*Data to use*:
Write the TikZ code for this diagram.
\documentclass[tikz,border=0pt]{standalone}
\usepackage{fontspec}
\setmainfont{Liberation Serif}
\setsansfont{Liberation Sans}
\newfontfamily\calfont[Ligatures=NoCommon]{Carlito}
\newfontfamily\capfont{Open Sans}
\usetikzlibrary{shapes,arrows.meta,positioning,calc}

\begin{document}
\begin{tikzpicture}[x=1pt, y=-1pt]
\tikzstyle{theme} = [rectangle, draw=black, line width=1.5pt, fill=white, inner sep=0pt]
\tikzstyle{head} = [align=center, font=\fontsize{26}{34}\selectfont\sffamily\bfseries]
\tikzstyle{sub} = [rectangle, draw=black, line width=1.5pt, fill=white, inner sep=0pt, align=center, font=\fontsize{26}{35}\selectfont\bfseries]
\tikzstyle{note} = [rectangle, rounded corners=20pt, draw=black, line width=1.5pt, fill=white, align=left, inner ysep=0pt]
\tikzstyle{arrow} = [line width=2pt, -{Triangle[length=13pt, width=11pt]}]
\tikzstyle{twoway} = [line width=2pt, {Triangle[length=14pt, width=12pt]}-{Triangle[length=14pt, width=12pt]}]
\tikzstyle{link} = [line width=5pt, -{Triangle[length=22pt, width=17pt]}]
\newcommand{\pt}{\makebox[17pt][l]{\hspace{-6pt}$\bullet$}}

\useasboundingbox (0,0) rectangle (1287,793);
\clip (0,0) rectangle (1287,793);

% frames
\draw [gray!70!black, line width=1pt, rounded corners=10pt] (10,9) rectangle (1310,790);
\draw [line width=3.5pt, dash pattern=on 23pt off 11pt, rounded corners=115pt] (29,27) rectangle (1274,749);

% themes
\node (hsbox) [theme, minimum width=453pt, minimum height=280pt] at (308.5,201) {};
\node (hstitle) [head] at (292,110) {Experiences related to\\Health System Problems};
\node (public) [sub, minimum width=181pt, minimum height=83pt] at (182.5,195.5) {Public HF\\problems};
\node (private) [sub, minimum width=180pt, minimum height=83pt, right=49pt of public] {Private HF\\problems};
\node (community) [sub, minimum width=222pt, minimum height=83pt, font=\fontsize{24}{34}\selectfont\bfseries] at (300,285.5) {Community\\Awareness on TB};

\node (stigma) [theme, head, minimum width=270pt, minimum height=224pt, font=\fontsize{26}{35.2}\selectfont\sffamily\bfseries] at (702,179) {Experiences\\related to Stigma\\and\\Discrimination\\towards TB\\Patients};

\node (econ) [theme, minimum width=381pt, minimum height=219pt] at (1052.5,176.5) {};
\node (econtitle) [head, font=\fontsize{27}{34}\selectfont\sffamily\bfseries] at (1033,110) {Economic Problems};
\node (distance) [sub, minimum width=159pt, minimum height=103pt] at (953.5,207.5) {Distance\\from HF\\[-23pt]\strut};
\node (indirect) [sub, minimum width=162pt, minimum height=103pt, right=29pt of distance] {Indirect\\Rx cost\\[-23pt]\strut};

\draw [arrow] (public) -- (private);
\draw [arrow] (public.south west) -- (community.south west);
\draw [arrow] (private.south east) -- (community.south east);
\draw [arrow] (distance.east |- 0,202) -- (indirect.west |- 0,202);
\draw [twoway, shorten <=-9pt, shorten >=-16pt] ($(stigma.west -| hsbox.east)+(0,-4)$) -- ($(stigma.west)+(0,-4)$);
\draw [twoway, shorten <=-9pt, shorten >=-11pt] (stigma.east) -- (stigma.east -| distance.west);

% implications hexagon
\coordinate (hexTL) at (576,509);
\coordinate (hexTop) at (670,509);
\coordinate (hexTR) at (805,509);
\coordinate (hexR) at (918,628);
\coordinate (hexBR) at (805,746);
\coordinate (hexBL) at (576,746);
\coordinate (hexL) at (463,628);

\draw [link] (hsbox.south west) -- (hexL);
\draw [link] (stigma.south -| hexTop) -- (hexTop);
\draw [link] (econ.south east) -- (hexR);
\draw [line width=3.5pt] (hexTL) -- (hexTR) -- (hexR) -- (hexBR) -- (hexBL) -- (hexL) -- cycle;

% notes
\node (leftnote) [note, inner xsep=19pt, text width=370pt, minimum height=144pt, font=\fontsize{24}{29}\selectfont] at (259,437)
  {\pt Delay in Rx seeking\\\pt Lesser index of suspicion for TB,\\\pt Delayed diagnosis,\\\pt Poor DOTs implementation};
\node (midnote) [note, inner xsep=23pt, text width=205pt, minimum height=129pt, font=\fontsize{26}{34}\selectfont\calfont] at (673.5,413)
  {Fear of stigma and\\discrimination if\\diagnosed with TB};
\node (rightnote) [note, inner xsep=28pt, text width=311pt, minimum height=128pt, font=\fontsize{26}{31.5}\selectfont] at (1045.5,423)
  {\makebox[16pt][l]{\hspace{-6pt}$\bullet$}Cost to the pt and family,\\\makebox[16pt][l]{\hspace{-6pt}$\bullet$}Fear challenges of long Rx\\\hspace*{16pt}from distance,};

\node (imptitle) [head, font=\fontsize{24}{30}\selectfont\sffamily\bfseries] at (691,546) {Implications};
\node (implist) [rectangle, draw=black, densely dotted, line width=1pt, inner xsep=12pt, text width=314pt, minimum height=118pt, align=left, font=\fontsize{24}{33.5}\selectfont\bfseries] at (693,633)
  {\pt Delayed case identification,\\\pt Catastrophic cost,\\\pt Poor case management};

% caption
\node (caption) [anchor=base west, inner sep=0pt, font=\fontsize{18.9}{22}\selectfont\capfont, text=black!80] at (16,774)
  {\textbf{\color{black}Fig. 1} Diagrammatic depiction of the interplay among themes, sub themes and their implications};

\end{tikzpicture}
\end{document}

...

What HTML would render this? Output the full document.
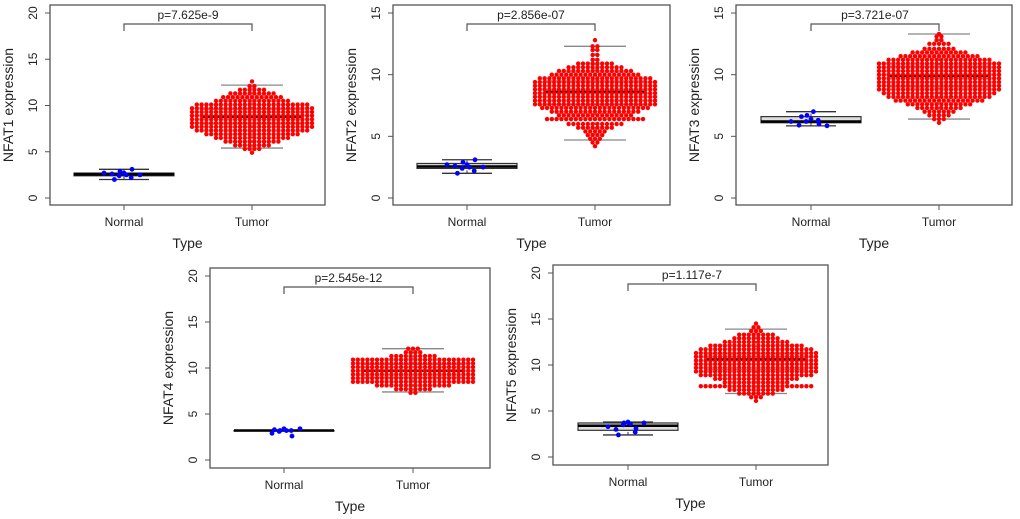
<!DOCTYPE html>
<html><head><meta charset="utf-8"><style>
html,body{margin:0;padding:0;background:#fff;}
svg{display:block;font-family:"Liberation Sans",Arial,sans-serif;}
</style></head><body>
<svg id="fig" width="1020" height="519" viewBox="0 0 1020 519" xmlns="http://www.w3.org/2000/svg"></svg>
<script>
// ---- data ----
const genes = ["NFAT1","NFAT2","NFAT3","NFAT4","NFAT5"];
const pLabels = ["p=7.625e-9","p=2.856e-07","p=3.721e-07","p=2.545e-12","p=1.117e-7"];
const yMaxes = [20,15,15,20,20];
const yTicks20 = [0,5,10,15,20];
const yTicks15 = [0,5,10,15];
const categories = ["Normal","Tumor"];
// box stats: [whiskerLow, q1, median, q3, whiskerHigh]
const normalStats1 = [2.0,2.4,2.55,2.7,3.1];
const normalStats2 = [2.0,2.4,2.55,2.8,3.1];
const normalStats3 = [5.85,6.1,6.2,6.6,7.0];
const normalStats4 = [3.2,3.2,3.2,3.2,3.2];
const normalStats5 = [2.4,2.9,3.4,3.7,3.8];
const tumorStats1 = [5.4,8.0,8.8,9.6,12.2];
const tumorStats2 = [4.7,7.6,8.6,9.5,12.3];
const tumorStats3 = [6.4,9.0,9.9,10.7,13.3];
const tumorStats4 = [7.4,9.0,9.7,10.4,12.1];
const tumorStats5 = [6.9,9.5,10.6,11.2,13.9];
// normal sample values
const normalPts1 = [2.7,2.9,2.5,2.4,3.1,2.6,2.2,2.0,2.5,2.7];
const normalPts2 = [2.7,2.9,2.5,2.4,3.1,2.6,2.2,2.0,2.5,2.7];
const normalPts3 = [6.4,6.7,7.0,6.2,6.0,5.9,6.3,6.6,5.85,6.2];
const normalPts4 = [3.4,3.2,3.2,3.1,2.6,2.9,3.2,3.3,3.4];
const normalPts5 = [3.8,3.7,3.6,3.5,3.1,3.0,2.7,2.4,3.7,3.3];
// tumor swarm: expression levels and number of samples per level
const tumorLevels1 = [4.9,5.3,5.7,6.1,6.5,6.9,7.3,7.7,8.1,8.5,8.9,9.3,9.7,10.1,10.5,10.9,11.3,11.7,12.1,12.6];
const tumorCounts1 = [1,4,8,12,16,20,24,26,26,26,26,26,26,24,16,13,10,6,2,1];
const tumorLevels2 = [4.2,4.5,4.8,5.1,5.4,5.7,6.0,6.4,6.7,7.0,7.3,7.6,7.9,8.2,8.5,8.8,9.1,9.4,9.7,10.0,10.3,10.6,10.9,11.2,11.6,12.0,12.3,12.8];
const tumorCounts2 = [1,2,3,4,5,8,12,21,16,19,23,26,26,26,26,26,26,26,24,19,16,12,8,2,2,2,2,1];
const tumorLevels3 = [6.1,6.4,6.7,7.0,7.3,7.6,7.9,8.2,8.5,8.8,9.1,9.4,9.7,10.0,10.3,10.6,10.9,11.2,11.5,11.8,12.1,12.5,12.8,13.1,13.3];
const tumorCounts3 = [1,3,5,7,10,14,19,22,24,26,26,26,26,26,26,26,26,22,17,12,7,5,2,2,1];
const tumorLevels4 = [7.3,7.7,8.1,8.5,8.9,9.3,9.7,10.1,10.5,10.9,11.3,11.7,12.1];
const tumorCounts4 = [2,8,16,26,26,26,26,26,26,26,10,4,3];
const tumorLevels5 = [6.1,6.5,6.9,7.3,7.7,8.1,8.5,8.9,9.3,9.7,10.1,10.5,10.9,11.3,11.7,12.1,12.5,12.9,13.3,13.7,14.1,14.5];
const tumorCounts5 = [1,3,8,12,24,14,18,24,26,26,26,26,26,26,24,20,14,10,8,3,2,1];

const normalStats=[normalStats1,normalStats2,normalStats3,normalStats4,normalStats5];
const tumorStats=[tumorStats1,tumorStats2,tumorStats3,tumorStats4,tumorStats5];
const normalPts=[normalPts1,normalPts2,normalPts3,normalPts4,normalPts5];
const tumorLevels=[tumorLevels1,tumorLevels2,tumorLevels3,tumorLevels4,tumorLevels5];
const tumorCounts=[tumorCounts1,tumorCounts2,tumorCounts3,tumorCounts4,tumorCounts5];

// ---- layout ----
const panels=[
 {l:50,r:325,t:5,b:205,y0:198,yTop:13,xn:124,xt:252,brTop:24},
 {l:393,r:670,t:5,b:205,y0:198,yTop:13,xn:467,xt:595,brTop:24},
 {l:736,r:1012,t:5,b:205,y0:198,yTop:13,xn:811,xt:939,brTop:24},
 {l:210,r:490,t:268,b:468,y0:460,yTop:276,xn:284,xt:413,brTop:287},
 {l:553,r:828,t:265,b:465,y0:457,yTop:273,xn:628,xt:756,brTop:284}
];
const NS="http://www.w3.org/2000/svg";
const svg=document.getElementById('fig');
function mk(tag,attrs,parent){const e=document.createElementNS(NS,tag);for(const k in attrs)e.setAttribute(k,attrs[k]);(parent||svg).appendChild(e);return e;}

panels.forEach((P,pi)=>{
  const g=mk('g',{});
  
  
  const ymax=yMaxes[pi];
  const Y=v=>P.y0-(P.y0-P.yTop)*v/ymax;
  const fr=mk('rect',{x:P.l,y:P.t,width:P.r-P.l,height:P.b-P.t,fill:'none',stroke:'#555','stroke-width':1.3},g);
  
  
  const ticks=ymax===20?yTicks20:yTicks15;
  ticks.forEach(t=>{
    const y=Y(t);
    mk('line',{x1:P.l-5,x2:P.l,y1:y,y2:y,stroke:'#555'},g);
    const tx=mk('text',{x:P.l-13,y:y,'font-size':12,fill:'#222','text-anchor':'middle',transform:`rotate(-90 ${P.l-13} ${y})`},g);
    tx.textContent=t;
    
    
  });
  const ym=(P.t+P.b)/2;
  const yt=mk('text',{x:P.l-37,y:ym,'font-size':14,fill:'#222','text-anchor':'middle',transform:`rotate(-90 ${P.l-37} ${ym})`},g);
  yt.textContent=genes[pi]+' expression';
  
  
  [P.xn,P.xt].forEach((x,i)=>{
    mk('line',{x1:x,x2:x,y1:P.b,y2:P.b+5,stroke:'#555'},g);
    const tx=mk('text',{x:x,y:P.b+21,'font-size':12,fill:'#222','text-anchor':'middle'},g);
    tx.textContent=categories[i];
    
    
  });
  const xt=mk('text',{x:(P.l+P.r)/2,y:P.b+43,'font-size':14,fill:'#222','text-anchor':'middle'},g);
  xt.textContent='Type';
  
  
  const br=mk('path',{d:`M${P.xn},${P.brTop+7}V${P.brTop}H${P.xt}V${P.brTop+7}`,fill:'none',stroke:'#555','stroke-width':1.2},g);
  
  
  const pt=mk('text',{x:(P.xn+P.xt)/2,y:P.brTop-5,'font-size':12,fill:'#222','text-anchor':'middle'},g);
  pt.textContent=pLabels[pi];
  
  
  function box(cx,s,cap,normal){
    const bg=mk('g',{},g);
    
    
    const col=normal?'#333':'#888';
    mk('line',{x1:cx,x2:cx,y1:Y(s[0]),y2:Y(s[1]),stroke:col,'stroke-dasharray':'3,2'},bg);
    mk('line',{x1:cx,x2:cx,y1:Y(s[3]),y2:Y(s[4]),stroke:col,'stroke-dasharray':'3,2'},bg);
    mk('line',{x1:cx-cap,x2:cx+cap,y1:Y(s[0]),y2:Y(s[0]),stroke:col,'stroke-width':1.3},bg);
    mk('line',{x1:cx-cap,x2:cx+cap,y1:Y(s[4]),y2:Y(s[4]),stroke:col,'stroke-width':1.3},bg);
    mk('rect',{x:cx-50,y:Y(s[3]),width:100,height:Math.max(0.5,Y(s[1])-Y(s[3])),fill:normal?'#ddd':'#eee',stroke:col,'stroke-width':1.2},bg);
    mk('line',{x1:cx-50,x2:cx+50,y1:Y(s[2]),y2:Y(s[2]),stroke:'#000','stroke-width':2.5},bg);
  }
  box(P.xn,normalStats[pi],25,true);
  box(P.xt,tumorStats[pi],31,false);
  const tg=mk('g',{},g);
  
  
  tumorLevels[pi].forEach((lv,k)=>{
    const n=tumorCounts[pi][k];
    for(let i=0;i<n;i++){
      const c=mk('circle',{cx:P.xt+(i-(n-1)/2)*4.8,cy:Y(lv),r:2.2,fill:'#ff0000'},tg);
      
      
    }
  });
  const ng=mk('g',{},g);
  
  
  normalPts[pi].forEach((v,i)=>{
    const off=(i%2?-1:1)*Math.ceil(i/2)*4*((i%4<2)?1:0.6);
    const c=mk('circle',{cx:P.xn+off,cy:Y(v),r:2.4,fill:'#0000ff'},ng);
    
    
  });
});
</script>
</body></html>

*What you are asked to do*: Filter the records above for lines containing the word "this", and copy those lines.

*Reply*:
Write the TikZ code for this diagram.
What HTML would render this? Output the full document.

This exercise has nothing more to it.